Where can I find Payara Fish for Sale?
Payara fish can usually be purchased at online retailers that likely import the Payara’s from the Amazon Basin. Online communities and forums may also be a good source when searching for these unique fish, as those already in the hobby will be able to direct fish keepers to others who may be looking to sell their Payara’s. One might even get lucky browsing eBay or Craigslist, although, buying live animals from previous owners always comes with some risks.
Payara Fish Origins
The Payara fish originated in the Amazon Basin, home to thousands of diverse Amazonian fish, all of which vary in ecology, behaviour, shape and size.

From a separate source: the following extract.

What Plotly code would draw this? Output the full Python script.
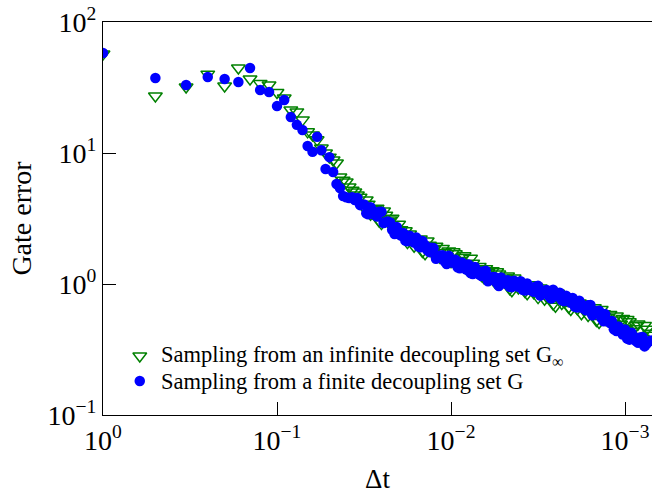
import plotly.graph_objects as go

# ---- data: time step Δt and gate error ----
dt_sparse = [1, 0.5, 0.333, 0.25, 0.2, 0.1667, 0.1429, 0.125, 0.1111, 0.1,
             0.0909, 0.0833, 0.0769, 0.0714, 0.0667, 0.0625, 0.0588, 0.0556, 0.0526, 0.05,
             0.0476, 0.0455, 0.0435, 0.0417, 0.04, 0.0385, 0.037, 0.0357, 0.0345, 0.0333]

dt_dense_a = [0.0316, 0.0299, 0.0282, 0.0266, 0.0251, 0.0237, 0.0224, 0.0211, 0.0200, 0.0188,
              0.0178, 0.0168, 0.0158, 0.0150, 0.0141, 0.0133, 0.0126, 0.0119, 0.0112, 0.0106,
              0.0100, 0.00944, 0.00891, 0.00841, 0.00794, 0.00750, 0.00708, 0.00668, 0.00631, 0.00596,
              0.00562, 0.00531, 0.00501, 0.00473, 0.00447, 0.00422, 0.00398, 0.00376, 0.00355, 0.00335,
              0.00316, 0.00299, 0.00282, 0.00266, 0.00251, 0.00237, 0.00224, 0.00211, 0.00200, 0.00188,
              0.00178, 0.00168, 0.00158, 0.00150, 0.00141, 0.00133, 0.00126, 0.00119, 0.00112, 0.00106,
              0.00100, 0.000944, 0.000891, 0.000841, 0.000794, 0.000750, 0.000708]

dt_dense_b = [0.0307, 0.0290, 0.0274, 0.0259, 0.0244, 0.0231, 0.0218, 0.0205, 0.0194, 0.0183,
              0.0173, 0.0163, 0.0154, 0.0146, 0.0137, 0.0130, 0.0122, 0.0116, 0.0109, 0.0103,
              0.00972, 0.00917, 0.00866, 0.00818, 0.00772, 0.00729, 0.00688, 0.00649, 0.00613, 0.00579,
              0.00546, 0.00516, 0.00487, 0.00460, 0.00434, 0.00410, 0.00387, 0.00365, 0.00345, 0.00325,
              0.00307, 0.00290, 0.00274, 0.00259, 0.00244, 0.00231, 0.00218, 0.00205, 0.00194, 0.00183,
              0.00173, 0.00163, 0.00154, 0.00146, 0.00137, 0.00130, 0.00122, 0.00116, 0.00109, 0.00103,
              0.000972, 0.000917, 0.000866, 0.000818, 0.000772, 0.000729]

# infinite decoupling set (green triangles)
err_inf_sparse = [57, 27.2, 31.9, 40, 32.5, 44.5, 36.7, 34, 33, 29,
                  26.3, 21.3, 20.6, 17.9, 14.5, 13.7, 12.6, 10.9, 10.0, 9.3,
                  8.85, 8.4, 6.56, 6.2, 6.0, 5.5, 5.2, 5.04, 4.78, 4.6]
err_inf_dense_a = [3.83, 4.07, 3.50, 3.78, 2.89, 3.35, 3.08, 2.65, 2.86, 2.36,
                   2.07, 2.29, 2.03, 2.21, 1.70, 1.98, 1.84, 1.66, 1.87, 1.62,
                   1.48, 1.70, 1.51, 1.64, 1.26, 1.44, 1.30, 1.16, 1.31, 1.14,
                   1.04, 1.19, 1.05, 1.15, 0.887, 1.04, 0.964, 0.875, 0.989, 0.857,
                   0.787, 0.902, 0.800, 0.875, 0.676, 0.792, 0.733, 0.664, 0.748, 0.646,
                   0.593, 0.678, 0.601, 0.658, 0.508, 0.594, 0.553, 0.502, 0.569, 0.493,
                   0.452, 0.514, 0.455, 0.495, 0.384, 0.451, 0.421]
err_inf_dense_b = [4.38, 3.40, 3.68, 3.02, 3.61, 3.00, 3.17, 2.50, 2.60, 2.55,
                   2.41, 1.94, 2.14, 1.77, 2.13, 1.78, 1.94, 1.60, 1.74, 1.79,
                   1.76, 1.44, 1.59, 1.31, 1.57, 1.28, 1.36, 1.12, 1.22, 1.26,
                   1.24, 1.01, 1.11, 0.920, 1.11, 0.933, 1.02, 0.843, 0.920, 0.948,
                   0.933, 0.766, 0.846, 0.702, 0.849, 0.711, 0.773, 0.638, 0.695, 0.715,
                   0.703, 0.575, 0.636, 0.527, 0.638, 0.535, 0.585, 0.484, 0.530, 0.545,
                   0.535, 0.436, 0.480, 0.397, 0.483, 0.406]

# finite decoupling set (blue dots)
err_fin_sparse = [58, 37.4, 33, 38, 36.7, 34.8, 44.5, 30.3, 29.2, 22.8,
                  25.4, 18.8, 16.4, 15.0, 11.3, 10.2, 13.3, 10.5, 7.55, 9.3,
                  7.16, 5.8, 5.4, 4.7, 4.6, 4.53, 4.6, 4.38, 4.53, 4.0]
err_fin_dense_a = [4.04, 3.41, 3.63, 3.28, 3.56, 2.97, 2.95, 2.41, 2.42, 2.45,
                   2.12, 2.25, 2.26, 1.91, 1.98, 1.75, 1.88, 1.61, 1.66, 1.42,
                   1.49, 1.53, 1.32, 1.41, 1.41, 1.19, 1.27, 1.15, 1.26, 1.09,
                   1.13, 0.964, 1.03, 1.07, 0.946, 1.03, 1.05, 0.893, 0.957, 0.873,
                   0.968, 0.855, 0.899, 0.776, 0.826, 0.857, 0.740, 0.783, 0.783, 0.661,
                   0.700, 0.631, 0.692, 0.603, 0.624, 0.519, 0.526, 0.522, 0.437, 0.450,
                   0.449, 0.376, 0.397, 0.356, 0.394, 0.351, 0.370]
err_fin_dense_b = [3.47, 3.86, 3.37, 3.56, 2.92, 3.00, 2.59, 2.72, 2.34, 2.15,
                   2.34, 2.07, 1.94, 2.13, 1.82, 1.89, 1.56, 1.65, 1.49, 1.64,
                   1.45, 1.34, 1.46, 1.29, 1.21, 1.35, 1.18, 1.25, 1.05, 1.13,
                   1.02, 1.12, 1.01, 0.951, 1.06, 0.951, 0.904, 1.01, 0.893, 0.957,
                   0.815, 0.887, 0.811, 0.904, 0.807, 0.752, 0.815, 0.718, 0.671, 0.745,
                   0.649, 0.687, 0.578, 0.620, 0.552, 0.589, 0.504, 0.451, 0.474, 0.412,
                   0.383, 0.424, 0.367, 0.390, 0.334, 0.364]

x_ticks = [1, 0.1, 0.01, 0.001]
x_ticktext = ["10<sup>0</sup>", "10<sup>−1</sup>", "10<sup>−2</sup>", "10<sup>−3</sup>"]
y_ticks = [0.1, 1, 10, 100]
y_ticktext = ["10<sup>−1</sup>", "10<sup>0</sup>", "10<sup>1</sup>", "10<sup>2</sup>"]

label_inf = "Sampling from an infinite decoupling set G<sub>∞</sub>"
label_fin = "Sampling from a finite decoupling set G"
x_title = "Δt"
y_title = "Gate error"

FONT = "Liberation Serif"
GREEN = "#008000"
BLUE = "#0000ff"

tri = dict(symbol="triangle-down-open", size=12, color=GREEN, line=dict(width=1.5, color=GREEN))
dot = dict(symbol="circle", size=10.5, color=BLUE, line=dict(width=0))

fig = go.Figure()
fig.add_trace(go.Scatter(
    x=dt_sparse + dt_dense_a + dt_dense_b,
    y=err_inf_sparse + err_inf_dense_a + err_inf_dense_b,
    mode="markers", name=label_inf, marker=tri, showlegend=False,
))
fig.add_trace(go.Scatter(
    x=dt_sparse + dt_dense_a + dt_dense_b,
    y=err_fin_sparse + err_fin_dense_a + err_fin_dense_b,
    mode="markers", name=label_fin, marker=dot, showlegend=False,
))

# legend keys drawn on a hidden overlay axis (unit box over the plot area)
legend_key_x = [0.067, 0.067]
legend_key_y = [0.150, 0.0865]
fig.add_trace(go.Scatter(x=[legend_key_x[0]], y=[legend_key_y[0]], xaxis="x2", yaxis="y2",
                         mode="markers", marker=tri, showlegend=False, hoverinfo="skip"))
fig.add_trace(go.Scatter(x=[legend_key_x[1]], y=[legend_key_y[1]], xaxis="x2", yaxis="y2",
                         mode="markers", marker=dot, showlegend=False, hoverinfo="skip"))
for lbl, yy in [(label_inf, legend_key_y[0]), (label_fin, legend_key_y[1])]:
    fig.add_annotation(text=lbl, x=0.102, y=yy, xref="paper", yref="paper",
                       xanchor="left", yanchor="middle", showarrow=False,
                       font=dict(family=FONT, size=22.5, color="black"))

fig.update_layout(
    width=652, height=494,
    margin=dict(l=103, r=0, t=22, b=79),
    paper_bgcolor="white", plot_bgcolor="white",
    font=dict(family=FONT, color="black", size=28),
    showlegend=False,
    xaxis2=dict(overlaying="x", range=[0, 1], visible=False, fixedrange=True),
    yaxis2=dict(overlaying="y", range=[0, 1], visible=False, fixedrange=True),
    xaxis=dict(
        type="log", range=[0, -3.155],
        tickvals=x_ticks, ticktext=x_ticktext,
        ticks="inside", ticklen=13, tickwidth=1.3, tickcolor="black",
        showline=True, linecolor="black", linewidth=1.3, mirror=True,
        showgrid=False, zeroline=False,
        title=dict(text=x_title, font=dict(family=FONT, size=27), standoff=20),
        tickfont=dict(family=FONT, size=28),
    ),
    yaxis=dict(
        type="log", range=[-1, 2],
        tickvals=y_ticks, ticktext=y_ticktext,
        ticks="inside", ticklen=13, tickwidth=1.3, tickcolor="black",
        showline=True, linecolor="black", linewidth=1.3,
        showgrid=False, zeroline=False,
        title=dict(text=y_title, font=dict(family=FONT, size=28), standoff=7),
        tickfont=dict(family=FONT, size=28),
    ),
)

fig.write_html("out.html")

Where do Payara Fish live in the wild?
The Payara fish is a fresh water species that can be found in South America, specifically the Amazon river basin, where it occupies moving tropical rivers and lakes in countries such as Bolivia, Ecuador, Peru, Venezuela, Colombia, and Brazil. If necessary, Payara fish are able to stay in still water, but will move onto their preferred shooting currents as soon as they can. Wild Payara’s can also be spotted at the bottom of rapid waterfalls when they are not pounding into the water during a feeding frenzy.
Payara fish and Piranha
Some people may be surprised to discover that Payara fish and Piranha’s have more differences than similarities! Both are freshwater fish, belonging to the same order (Characiformes), yet differ when it comes to family classification. Piranha’s posses a reputation of being predatory and have even been in the news for attacking humans, although fatalities remain rare and injuries are usually minor. Payara fish have no such reputation, despite being a carnivorous species that even snacks on Piranhas! Surprisingly enough, Piranha’s are omnivores that feed on plants and fruit if they fall into waters (in addition to eating aquatic and land mammals).
Piranha’s have one of the most powerful bites found in Actinopterygii (bony fish) and their sharp rows of teeth are designed for shredding, much like the Payara fish, though Piranha’s lack the recognisable protruding fangs. Keeping Payara fish as pets is easier as there are not as many legal restrictions compared to Piranha’s, that remain illegal in the Philippines, Malaysia, Germany, Mexico, Australia and many U.S. states.